## WHAT IS BEING ASKED
Work through the following lines and count those that hold the word "chart". Reply with that number only.

── INFORMATION PROVIDED

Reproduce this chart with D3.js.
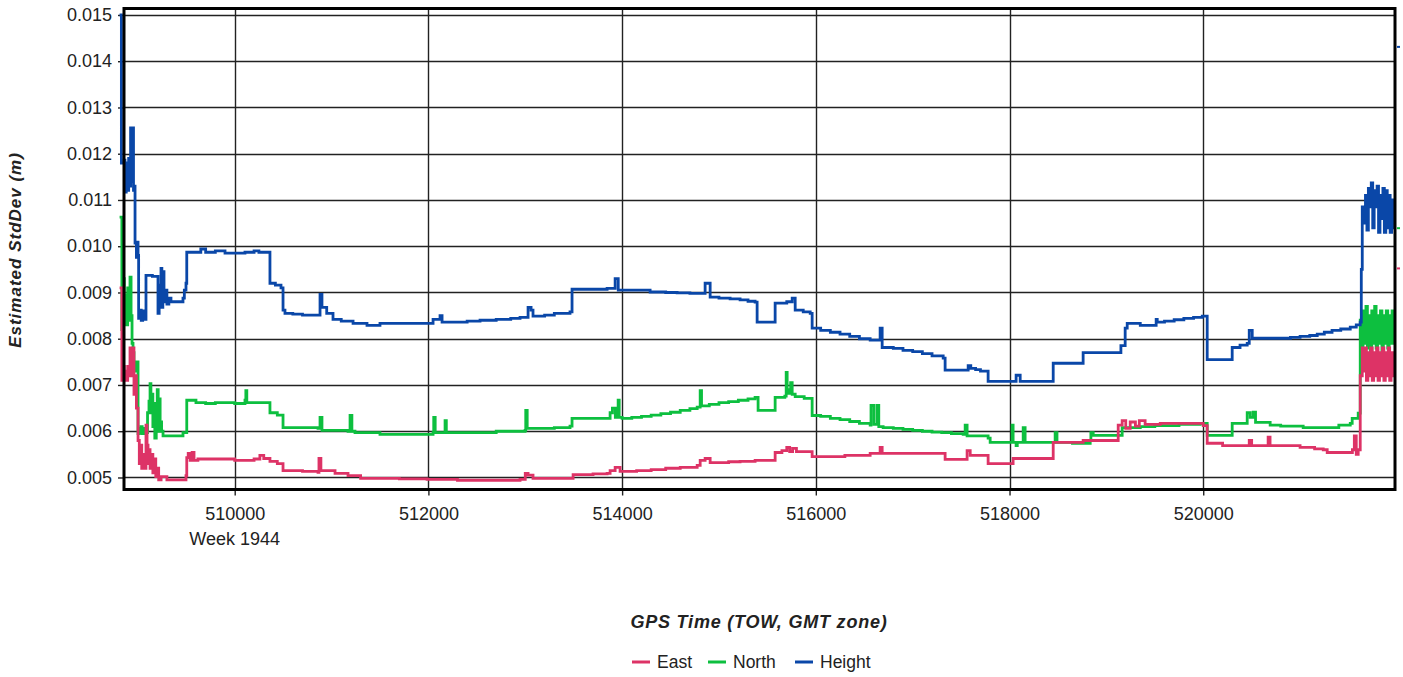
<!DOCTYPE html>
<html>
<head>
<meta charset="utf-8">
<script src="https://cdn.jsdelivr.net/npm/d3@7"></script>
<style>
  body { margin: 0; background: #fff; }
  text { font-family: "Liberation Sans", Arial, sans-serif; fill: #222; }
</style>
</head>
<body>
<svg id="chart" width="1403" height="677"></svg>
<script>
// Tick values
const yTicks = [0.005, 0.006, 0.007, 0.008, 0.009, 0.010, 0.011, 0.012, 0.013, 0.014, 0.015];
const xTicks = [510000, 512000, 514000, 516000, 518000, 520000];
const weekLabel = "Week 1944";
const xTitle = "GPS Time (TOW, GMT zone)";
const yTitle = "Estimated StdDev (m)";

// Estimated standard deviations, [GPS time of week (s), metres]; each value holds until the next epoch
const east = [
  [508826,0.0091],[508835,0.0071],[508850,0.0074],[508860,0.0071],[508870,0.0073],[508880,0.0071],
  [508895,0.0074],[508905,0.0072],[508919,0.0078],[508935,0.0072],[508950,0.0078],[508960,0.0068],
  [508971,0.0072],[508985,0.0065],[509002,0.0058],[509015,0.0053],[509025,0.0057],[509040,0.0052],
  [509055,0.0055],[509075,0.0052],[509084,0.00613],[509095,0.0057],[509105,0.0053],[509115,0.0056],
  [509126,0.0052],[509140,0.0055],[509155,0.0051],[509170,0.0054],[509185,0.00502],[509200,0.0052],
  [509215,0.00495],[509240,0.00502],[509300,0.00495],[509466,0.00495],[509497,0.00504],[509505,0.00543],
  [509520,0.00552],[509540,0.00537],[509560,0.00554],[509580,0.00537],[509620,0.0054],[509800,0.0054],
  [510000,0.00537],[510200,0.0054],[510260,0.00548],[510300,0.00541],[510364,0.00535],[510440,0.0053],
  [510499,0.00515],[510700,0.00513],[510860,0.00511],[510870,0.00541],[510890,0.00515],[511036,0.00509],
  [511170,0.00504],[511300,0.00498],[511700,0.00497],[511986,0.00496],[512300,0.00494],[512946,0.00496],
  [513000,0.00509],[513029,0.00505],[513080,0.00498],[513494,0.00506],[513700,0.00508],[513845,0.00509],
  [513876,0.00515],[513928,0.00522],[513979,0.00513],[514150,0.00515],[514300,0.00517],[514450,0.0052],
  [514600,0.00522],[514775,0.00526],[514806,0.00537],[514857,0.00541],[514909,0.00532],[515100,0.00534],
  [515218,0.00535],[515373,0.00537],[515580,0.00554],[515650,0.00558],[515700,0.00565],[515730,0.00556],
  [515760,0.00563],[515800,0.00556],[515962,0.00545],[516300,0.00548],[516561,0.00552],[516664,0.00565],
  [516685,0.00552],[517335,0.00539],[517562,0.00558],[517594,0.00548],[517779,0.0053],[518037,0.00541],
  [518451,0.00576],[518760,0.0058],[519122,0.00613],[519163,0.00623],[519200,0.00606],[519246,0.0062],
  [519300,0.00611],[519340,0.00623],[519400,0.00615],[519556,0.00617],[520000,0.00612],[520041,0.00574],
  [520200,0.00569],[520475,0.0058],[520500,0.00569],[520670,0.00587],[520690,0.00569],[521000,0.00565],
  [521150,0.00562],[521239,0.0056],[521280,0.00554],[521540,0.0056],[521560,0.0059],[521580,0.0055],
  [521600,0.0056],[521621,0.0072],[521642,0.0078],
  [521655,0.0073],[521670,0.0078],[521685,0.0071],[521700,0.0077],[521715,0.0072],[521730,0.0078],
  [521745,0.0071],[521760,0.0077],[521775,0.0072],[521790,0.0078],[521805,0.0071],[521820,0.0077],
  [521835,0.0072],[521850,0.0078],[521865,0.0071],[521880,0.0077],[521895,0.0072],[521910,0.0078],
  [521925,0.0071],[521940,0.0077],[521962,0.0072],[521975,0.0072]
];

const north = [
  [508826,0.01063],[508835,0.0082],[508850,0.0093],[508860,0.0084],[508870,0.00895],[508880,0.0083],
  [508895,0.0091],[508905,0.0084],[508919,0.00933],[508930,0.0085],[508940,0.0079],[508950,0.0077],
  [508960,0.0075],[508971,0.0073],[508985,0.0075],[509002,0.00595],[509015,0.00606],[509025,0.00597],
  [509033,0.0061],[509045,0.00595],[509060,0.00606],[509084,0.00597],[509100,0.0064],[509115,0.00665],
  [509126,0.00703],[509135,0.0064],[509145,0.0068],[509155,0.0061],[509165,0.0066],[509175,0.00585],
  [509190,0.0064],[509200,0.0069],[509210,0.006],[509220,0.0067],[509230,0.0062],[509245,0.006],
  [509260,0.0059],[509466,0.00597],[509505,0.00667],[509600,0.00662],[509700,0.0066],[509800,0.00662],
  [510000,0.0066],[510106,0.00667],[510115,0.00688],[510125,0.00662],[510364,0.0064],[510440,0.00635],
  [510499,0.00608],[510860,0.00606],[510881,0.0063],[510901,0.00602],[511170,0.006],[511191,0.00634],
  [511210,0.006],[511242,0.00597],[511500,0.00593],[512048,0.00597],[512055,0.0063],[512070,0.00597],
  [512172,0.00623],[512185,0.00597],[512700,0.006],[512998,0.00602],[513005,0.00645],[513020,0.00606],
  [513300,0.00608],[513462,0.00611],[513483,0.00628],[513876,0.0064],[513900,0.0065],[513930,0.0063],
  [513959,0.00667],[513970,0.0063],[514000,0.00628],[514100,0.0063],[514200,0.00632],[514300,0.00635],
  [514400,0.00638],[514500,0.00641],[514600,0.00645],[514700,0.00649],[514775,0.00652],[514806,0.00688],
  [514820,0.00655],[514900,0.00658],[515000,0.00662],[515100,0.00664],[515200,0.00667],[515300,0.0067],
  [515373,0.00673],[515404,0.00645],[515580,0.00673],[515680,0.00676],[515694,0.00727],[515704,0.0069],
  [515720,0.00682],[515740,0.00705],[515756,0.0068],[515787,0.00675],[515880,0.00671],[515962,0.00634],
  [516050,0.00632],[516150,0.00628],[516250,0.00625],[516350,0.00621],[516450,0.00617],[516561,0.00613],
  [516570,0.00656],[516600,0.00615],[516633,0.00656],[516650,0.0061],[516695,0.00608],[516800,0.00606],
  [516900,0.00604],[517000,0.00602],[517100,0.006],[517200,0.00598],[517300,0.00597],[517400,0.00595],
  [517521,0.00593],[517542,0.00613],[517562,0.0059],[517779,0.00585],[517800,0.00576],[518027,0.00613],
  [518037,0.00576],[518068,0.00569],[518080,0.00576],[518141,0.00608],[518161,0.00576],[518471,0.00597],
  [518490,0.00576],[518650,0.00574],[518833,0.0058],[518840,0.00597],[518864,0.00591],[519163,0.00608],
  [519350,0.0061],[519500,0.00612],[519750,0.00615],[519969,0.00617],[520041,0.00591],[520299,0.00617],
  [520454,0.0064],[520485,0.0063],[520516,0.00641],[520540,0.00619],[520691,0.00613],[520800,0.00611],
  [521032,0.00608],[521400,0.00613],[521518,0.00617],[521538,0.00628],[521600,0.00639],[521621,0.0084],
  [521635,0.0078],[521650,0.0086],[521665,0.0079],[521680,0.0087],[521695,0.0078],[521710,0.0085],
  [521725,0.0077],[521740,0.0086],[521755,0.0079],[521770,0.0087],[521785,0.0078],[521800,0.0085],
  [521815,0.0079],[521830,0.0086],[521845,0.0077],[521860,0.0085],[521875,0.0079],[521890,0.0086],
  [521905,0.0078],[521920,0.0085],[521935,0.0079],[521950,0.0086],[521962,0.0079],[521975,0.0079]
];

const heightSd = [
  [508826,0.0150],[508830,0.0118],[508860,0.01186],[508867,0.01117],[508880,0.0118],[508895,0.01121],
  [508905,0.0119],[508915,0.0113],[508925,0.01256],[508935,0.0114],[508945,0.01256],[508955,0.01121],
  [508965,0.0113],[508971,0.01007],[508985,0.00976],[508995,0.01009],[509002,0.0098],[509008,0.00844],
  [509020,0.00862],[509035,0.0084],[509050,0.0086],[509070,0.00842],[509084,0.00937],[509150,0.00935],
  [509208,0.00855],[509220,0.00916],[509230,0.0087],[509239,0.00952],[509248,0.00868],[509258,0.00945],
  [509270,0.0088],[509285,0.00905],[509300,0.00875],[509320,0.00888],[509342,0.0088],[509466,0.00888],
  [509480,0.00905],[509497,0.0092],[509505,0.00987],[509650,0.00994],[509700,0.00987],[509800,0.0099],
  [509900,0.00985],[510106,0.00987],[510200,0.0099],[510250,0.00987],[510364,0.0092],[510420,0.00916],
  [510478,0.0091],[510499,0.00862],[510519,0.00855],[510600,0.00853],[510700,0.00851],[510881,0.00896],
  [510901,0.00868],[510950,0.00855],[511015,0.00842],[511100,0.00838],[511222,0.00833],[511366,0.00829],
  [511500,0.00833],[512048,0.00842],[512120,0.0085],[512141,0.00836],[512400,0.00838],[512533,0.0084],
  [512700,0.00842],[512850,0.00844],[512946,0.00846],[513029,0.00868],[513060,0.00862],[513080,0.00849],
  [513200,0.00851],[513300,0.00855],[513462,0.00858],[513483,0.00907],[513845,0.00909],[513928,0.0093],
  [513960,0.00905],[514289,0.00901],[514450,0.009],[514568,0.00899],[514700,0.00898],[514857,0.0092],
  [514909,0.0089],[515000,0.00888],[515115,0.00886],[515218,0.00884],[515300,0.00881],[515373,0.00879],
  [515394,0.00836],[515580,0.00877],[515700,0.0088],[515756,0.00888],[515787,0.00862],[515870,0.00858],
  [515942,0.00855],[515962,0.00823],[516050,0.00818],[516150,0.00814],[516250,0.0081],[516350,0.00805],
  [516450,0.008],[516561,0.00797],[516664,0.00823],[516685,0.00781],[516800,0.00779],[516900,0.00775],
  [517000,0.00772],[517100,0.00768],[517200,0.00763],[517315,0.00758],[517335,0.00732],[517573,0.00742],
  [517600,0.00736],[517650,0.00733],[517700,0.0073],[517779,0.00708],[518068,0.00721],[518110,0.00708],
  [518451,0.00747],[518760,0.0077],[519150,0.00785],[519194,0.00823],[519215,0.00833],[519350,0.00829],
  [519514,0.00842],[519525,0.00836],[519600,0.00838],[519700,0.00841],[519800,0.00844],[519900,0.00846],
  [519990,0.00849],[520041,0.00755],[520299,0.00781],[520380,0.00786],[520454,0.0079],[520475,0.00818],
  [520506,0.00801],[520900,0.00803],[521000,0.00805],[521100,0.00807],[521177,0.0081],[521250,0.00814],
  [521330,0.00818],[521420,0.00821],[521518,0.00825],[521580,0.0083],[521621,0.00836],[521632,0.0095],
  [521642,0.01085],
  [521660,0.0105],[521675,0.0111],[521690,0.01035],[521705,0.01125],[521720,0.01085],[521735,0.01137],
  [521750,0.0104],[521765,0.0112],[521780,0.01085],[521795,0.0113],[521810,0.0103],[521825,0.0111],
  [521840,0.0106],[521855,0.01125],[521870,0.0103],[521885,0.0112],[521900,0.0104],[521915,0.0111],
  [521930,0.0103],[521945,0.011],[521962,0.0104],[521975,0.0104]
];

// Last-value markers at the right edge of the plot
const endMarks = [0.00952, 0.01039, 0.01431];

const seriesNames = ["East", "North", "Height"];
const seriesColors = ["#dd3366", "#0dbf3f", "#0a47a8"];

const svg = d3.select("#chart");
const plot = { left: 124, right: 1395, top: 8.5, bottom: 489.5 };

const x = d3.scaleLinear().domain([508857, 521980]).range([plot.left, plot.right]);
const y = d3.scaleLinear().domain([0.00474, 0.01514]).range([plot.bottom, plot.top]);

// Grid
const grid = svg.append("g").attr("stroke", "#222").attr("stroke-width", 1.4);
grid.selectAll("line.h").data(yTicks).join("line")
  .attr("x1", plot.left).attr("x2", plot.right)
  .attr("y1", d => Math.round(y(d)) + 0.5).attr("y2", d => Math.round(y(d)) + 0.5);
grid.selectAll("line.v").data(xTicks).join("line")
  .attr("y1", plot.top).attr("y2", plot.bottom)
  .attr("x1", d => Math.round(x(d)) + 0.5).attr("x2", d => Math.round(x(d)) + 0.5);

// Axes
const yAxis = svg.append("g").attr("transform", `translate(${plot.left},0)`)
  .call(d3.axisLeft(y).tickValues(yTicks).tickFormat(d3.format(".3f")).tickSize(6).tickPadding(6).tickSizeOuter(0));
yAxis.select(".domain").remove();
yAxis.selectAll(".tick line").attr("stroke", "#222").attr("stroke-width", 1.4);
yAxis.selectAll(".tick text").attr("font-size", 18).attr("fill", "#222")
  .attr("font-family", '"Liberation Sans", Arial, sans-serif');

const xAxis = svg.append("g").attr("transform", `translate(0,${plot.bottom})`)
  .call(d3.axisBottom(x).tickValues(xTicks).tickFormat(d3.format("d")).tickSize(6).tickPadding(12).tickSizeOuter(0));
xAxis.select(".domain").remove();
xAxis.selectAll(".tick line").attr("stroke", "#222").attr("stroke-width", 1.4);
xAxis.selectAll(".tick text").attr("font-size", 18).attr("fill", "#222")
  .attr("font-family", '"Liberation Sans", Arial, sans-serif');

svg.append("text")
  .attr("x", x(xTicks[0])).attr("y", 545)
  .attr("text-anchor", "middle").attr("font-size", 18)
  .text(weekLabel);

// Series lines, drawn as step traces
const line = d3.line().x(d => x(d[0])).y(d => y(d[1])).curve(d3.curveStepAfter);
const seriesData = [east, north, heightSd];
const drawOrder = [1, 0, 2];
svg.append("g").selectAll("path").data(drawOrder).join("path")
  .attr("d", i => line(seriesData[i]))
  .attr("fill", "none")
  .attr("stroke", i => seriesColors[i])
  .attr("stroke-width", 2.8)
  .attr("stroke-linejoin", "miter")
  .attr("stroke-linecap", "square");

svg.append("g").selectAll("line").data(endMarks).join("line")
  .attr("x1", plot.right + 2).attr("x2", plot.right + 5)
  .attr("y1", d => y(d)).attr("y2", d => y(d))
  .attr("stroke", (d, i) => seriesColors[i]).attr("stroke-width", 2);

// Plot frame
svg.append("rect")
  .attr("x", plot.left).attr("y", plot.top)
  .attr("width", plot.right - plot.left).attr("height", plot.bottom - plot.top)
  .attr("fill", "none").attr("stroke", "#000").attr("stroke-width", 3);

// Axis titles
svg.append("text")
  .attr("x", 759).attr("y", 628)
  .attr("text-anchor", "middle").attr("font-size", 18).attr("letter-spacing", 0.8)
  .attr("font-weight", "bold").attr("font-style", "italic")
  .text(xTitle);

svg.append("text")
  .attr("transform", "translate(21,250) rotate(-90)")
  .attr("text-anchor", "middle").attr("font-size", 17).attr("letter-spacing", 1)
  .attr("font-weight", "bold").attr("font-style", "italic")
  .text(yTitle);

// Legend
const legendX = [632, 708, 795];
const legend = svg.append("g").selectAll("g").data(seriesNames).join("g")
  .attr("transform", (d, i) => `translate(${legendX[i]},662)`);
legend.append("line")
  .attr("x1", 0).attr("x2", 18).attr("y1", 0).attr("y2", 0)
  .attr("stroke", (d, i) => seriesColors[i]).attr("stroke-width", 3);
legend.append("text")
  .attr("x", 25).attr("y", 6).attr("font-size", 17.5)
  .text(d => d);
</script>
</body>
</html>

────

## ANSWER
3